Thursday, December 23, 2010

One Minute Review- Kick-Ass

Kick-Ass is a dumb and ugly movie. It starts as a promising satire about teenagers and superheroes and why there are none in real life. A brilliant film seems to be blooming until it gets bored with being insightful and moves into violent and reprehensible territory. This is a film that plays like the younger, less enlightened cousin of the great Watchmen adaptation. And I don’t mean that as a compliment.

Call me unhip, square, not with it, whatever, but the problem with Kick-Ass is not that it features teenaged superheroes (one an 11 year old girl) but that people actually die; in graphic detail no less. These kids are not superheroes, they are murderers out for vigilante justice. There’s something morally wrong about all this.

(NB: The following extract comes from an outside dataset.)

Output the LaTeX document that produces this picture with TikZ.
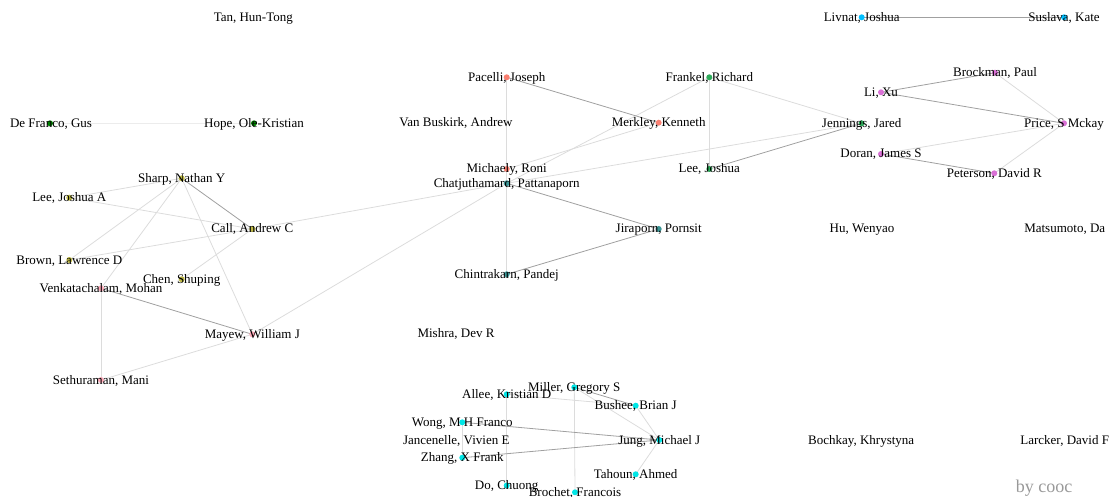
\documentclass[tikz,border=0pt]{standalone}
\usepackage{fontspec}
\setmainfont{Liberation Serif}
\definecolor{olivec}{RGB}{190,185,70}
\definecolor{pinkc}{RGB}{255,170,185}
\definecolor{salmonc}{RGB}{250,128,114}
\definecolor{greenc}{RGB}{46,170,90}
\definecolor{tealc}{RGB}{60,150,150}
\definecolor{skyc}{RGB}{0,191,255}
\definecolor{orchidc}{RGB}{218,112,214}
\definecolor{cyanc}{RGB}{0,230,230}
\definecolor{dkgreenc}{RGB}{0,128,0}
\definecolor{edgedark}{RGB}{160,160,160}
\definecolor{edgelight}{RGB}{220,220,220}
\definecolor{edgefaint}{RGB}{236,236,236}
\begin{document}
\begin{tikzpicture}[x=1pt,y=-1pt,
  dotnode/.style={circle,inner sep=0pt,minimum size=6pt},
  lbl/.style={anchor=base,inner sep=0pt,font=\fontsize{13}{15}\selectfont,text=black},
  edark/.style={draw=edgedark,line width=0.8pt},
  elight/.style={draw=edgelight,line width=0.8pt},
  efaint/.style={draw=edgefaint,line width=0.8pt}]
\useasboundingbox (0,0) rectangle (1113,497);
% coordinates
\coordinate (livnat) at (861.7,17.3);
\coordinate (suslava) at (1064,17.3);
\coordinate (pacelli) at (506.7,77.3);
\coordinate (frankel) at (709.3,77.3);
\coordinate (brockman) at (995,72.7);
\coordinate (lixu) at (881,92.3);
\coordinate (defranco) at (50,123.3);
\coordinate (hope) at (254,123.3);
\coordinate (merkley) at (658.7,122.7);
\coordinate (jennings) at (861.7,123.3);
\coordinate (price) at (1064,123.3);
\coordinate (doran) at (881,154);
\coordinate (peterson) at (994.3,173.3);
\coordinate (sharp) at (181.7,178.3);
\coordinate (michaely) at (506.7,169);
\coordinate (chat) at (506.7,183.3);
\coordinate (leejoshua) at (709.3,169);
\coordinate (leejoshuaA) at (69.3,197.7);
\coordinate (call) at (252.3,229);
\coordinate (jiraporn) at (658.7,229);
\coordinate (brown) at (69.3,260);
\coordinate (chen) at (181.7,279.3);
\coordinate (chintrakarn) at (506.7,274.3);
\coordinate (venkat) at (101,288.3);
\coordinate (mayew) at (252.3,334.3);
\coordinate (sethuraman) at (101,380);
\coordinate (miller) at (574.3,387.3);
\coordinate (allee) at (506.7,394.3);
\coordinate (bushee) at (635.7,405.7);
\coordinate (wong) at (462.3,422.3);
\coordinate (jung) at (659.3,440);
\coordinate (zhang) at (462.3,457.7);
\coordinate (tahoun) at (635.7,474.3);
\coordinate (do) at (506.7,485.5);
\coordinate (brochet) at (575,492.3);
% edges
\draw[efaint] (defranco) -- (hope);
\draw[elight] (sharp) -- (leejoshuaA);
\draw[elight] (sharp) -- (brown);
\draw[elight] (sharp) -- (venkat);
\draw[elight] (sharp) -- (mayew);
\draw[elight] (leejoshuaA) -- (call);
\draw[elight] (brown) -- (call);
\draw[elight] (call) -- (chen);
\draw[elight] (venkat) -- (sethuraman);
\draw[elight] (sethuraman) -- (mayew);
\draw[elight] (call) -- (chat);
\draw[elight] (chat) -- (jennings);
\draw[elight] (mayew) -- (chat);
\draw[elight] (chat) -- (frankel);
\draw[elight] (michaely) -- (merkley);
\draw[elight] (pacelli) -- (michaely);
\draw[elight] (michaely) -- (chat);
\draw[elight] (chat) -- (chintrakarn);
\draw[elight] (frankel) -- (leejoshua);
\draw[elight] (frankel) -- (jennings);
\draw[elight] (brockman) -- (price);
\draw[elight] (doran) -- (price);
\draw[elight] (peterson) -- (price);
\draw[elight] (allee) -- (do);
\draw[elight] (miller) -- (brochet);
\draw[elight] (miller) -- (jung);
\draw[elight] (bushee) -- (jung);
\draw[elight] (wong) -- (zhang);
\draw[elight] (jung) -- (tahoun);
\draw[edark] (livnat) -- (suslava);
\draw[edark] (sharp) -- (call);
\draw[edark] (venkat) -- (mayew);
\draw[edark] (chat) -- (jiraporn);
\draw[edark] (jiraporn) -- (chintrakarn);
\draw[edark] (leejoshua) -- (jennings);
\draw[edark] (pacelli) -- (merkley);
\draw[edark] (lixu) -- (price);
\draw[edark] (lixu) -- (brockman);
\draw[edark] (doran) -- (peterson);
\draw[edark] (wong) -- (jung);
\draw[edark] (zhang) -- (jung);
\draw[elight] (allee) -- (bushee);
\draw[edark] (miller) -- (bushee);
% dots
\foreach \n/\c in {livnat/skyc,suslava/skyc,pacelli/salmonc,merkley/salmonc,michaely/salmonc,
  frankel/greenc,leejoshua/greenc,jennings/greenc,brockman/orchidc,lixu/orchidc,price/orchidc,
  doran/orchidc,peterson/orchidc,defranco/dkgreenc,hope/dkgreenc,sharp/olivec,leejoshuaA/olivec,
  call/olivec,brown/olivec,chen/olivec,venkat/pinkc,mayew/pinkc,sethuraman/pinkc,chat/tealc,
  jiraporn/tealc,chintrakarn/tealc,miller/cyanc,allee/cyanc,bushee/cyanc,wong/cyanc,jung/cyanc,
  zhang/cyanc,tahoun/cyanc,do/cyanc,brochet/cyanc}
  {\node[dotnode,fill=\c] (\n-dot) at (\n) {};}
% labels
\node[lbl] (tan-l) at (253.3,21.3) {Tan, Hun-Tong};
\node[lbl] (livnat-l) at ([yshift=-4pt]livnat) {Livnat, Joshua};
\node[lbl] (suslava-l) at ([yshift=-4pt]suslava) {Suslava, Kate};
\node[lbl] (pacelli-l) at ([yshift=-4pt]pacelli) {Pacelli, Joseph};
\node[lbl] (frankel-l) at ([yshift=-4pt]frankel) {Frankel, Richard};
\node[lbl] (brockman-l) at ([yshift=-4pt]brockman) {Brockman, Paul};
\node[lbl] (lixu-l) at ([yshift=-4pt]lixu) {Li, Xu};
\node[lbl] (defranco-l) at ([xshift=1pt,yshift=-4pt]defranco) {De Franco, Gus};
\node[lbl] (hope-l) at ([yshift=-4pt]hope) {Hope, Ole-Kristian};
\node[lbl] (vanbuskirk-l) at (456,126.3) {Van Buskirk, Andrew};
\node[lbl] (merkley-l) at ([yshift=-4pt]merkley) {Merkley, Kenneth};
\node[lbl] (jennings-l) at ([yshift=-4pt]jennings) {Jennings, Jared};
\node[lbl] (price-l) at ([yshift=-4pt]price) {Price, S Mckay};
\node[lbl] (doran-l) at ([yshift=-4pt]doran) {Doran, James S};
\node[lbl] (peterson-l) at ([yshift=-4pt]peterson) {Peterson, David R};
\node[lbl] (sharp-l) at ([yshift=-4pt]sharp) {Sharp, Nathan Y};
\node[lbl] (michaely-l) at ([yshift=-4pt]michaely) {Michaely, Roni};
\node[lbl] (chat-l) at ([yshift=-4pt]chat) {Chatjuthamard, Pattanaporn};
\node[lbl] (leejoshua-l) at ([yshift=-4pt]leejoshua) {Lee, Joshua};
\node[lbl] (leejoshuaA-l) at ([yshift=-4pt]leejoshuaA) {Lee, Joshua A};
\node[lbl] (call-l) at ([yshift=-4pt]call) {Call, Andrew C};
\node[lbl] (jiraporn-l) at ([yshift=-4pt]jiraporn) {Jiraporn, Pornsit};
\node[lbl] (hu-l) at (862,233) {Hu, Wenyao};
\node[lbl] (matsumoto-l) at (1064.7,233) {Matsumoto, Da};
\node[lbl] (brown-l) at ([yshift=-4pt]brown) {Brown, Lawrence D};
\node[lbl] (chen-l) at ([yshift=-4pt]chen) {Chen, Shuping};
\node[lbl] (chintrakarn-l) at ([yshift=-4pt]chintrakarn) {Chintrakarn, Pandej};
\node[lbl] (venkat-l) at ([yshift=-4pt]venkat) {Venkatachalam, Mohan};
\node[lbl] (mayew-l) at ([yshift=-4pt]mayew) {Mayew, William J};
\node[lbl] (mishra-l) at (456,337) {Mishra, Dev R};
\node[lbl] (sethuraman-l) at ([yshift=-4pt]sethuraman) {Sethuraman, Mani};
\node[lbl] (miller-l) at ([yshift=-4pt]miller) {Miller, Gregory S};
\node[lbl] (allee-l) at ([yshift=-4pt]allee) {Allee, Kristian D};
\node[lbl] (bushee-l) at ([yshift=-4pt]bushee) {Bushee, Brian J};
\node[lbl] (wong-l) at ([yshift=-4pt]wong) {Wong, M H Franco};
\node[lbl] (jancenelle-l) at (456.3,444) {Jancenelle, Vivien E};
\node[lbl] (jung-l) at ([yshift=-4pt]jung) {Jung, Michael J};
\node[lbl] (zhang-l) at ([yshift=-4pt]zhang) {Zhang, X Frank};
\node[lbl] (tahoun-l) at ([yshift=-4pt]tahoun) {Tahoun, Ahmed};
\node[lbl] (do-l) at ([yshift=-4pt]do) {Do, Chuong};
\node[lbl] (brochet-l) at ([yshift=-4pt]brochet) {Brochet, Francois};
\node[lbl] (bochkay-l) at (861.2,444) {Bochkay, Khrystyna};
\node[lbl] (larcker-l) at (1064.7,444) {Larcker, David F};
\node[lbl,font=\fontsize{18}{20}\selectfont,text=black!40] (bycooc) at (1044,492) {by cooc};
\end{tikzpicture}
\end{document}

Maybe this is a perfectly accurate interpretation of what the comics the film is based on are like. I don’t know. But that director Matthew Vaugh thinks that this material is hip and funny is a complete miscalculation. Here Vaugh is hiding behind satire: as if, as long as the movie is laughing at itself, it can justify anything. That Vaugh does the best to make this all bright and hyper-stylized (too hyper-stylized at times) is credit to his talent and I hope one day a great action movie falls in his lap.

In reality then, Kick-Ass becomes just the thing the material should ultimately want to deviate from: a superhero movie. Except these superheroes kill and steal and are really no better than the criminals they put down. If the movie had actually been about Kick-Ass and his life as an amateur teenage superhero wannabe, well that could have been brilliant, sparkling satire. My vote is for Judd Apatow to helm the reboot a couple years down the line. As it stands it’s just a dumb, action film, filled with characters not developed enough to care much about, with the sad misfortune that most of them are also under the age of 16.


  1. Hmm, I still don't really understand/agree with the accusations of it being morally reprehensible. Though they're obviously not persons you'd easily want to emulate, I don't think that makes the film any less earnest in whatever it's aiming at. Still, what I took away from the film most was Aaron Johnson, who had a fairly good year (along with The Greatest and Nowhere Boy).

  2. Andrew - even if you strip away any moral problems I had with this flick it still is a fairly half-assed and uninteresting superhero movie. So even if it achieves what it aimed for, it was aiming low. Aaron Johnson indeed had a good year.

  3. You didn't even like the part where they lit Nicolas Cage on fire, and he was calling out commands to Hit-Girl in that weird "singing" voice? Or the part where Hit-Girl calls that guy a douche after crushing him in the trash compactor? I have to say it worked for me, on all levels, but I applaud your courage in going against the grain so vehemently.

  4. And don't forget that Aaron Johnson also got engaged this year -- to a woman 23 years older than him. (His Nowhere Boy director, Sam Taylor-Wood.)

  5. Vance - Nothing about this movie worked for me. I was charmed by it for about 20 minutes at the beginning when I thought I was going to get something clever and funny (like Easy A but about superheroes) but then it just became lazy and uninspired sans moral objections to the point where I didn't care about anything going on.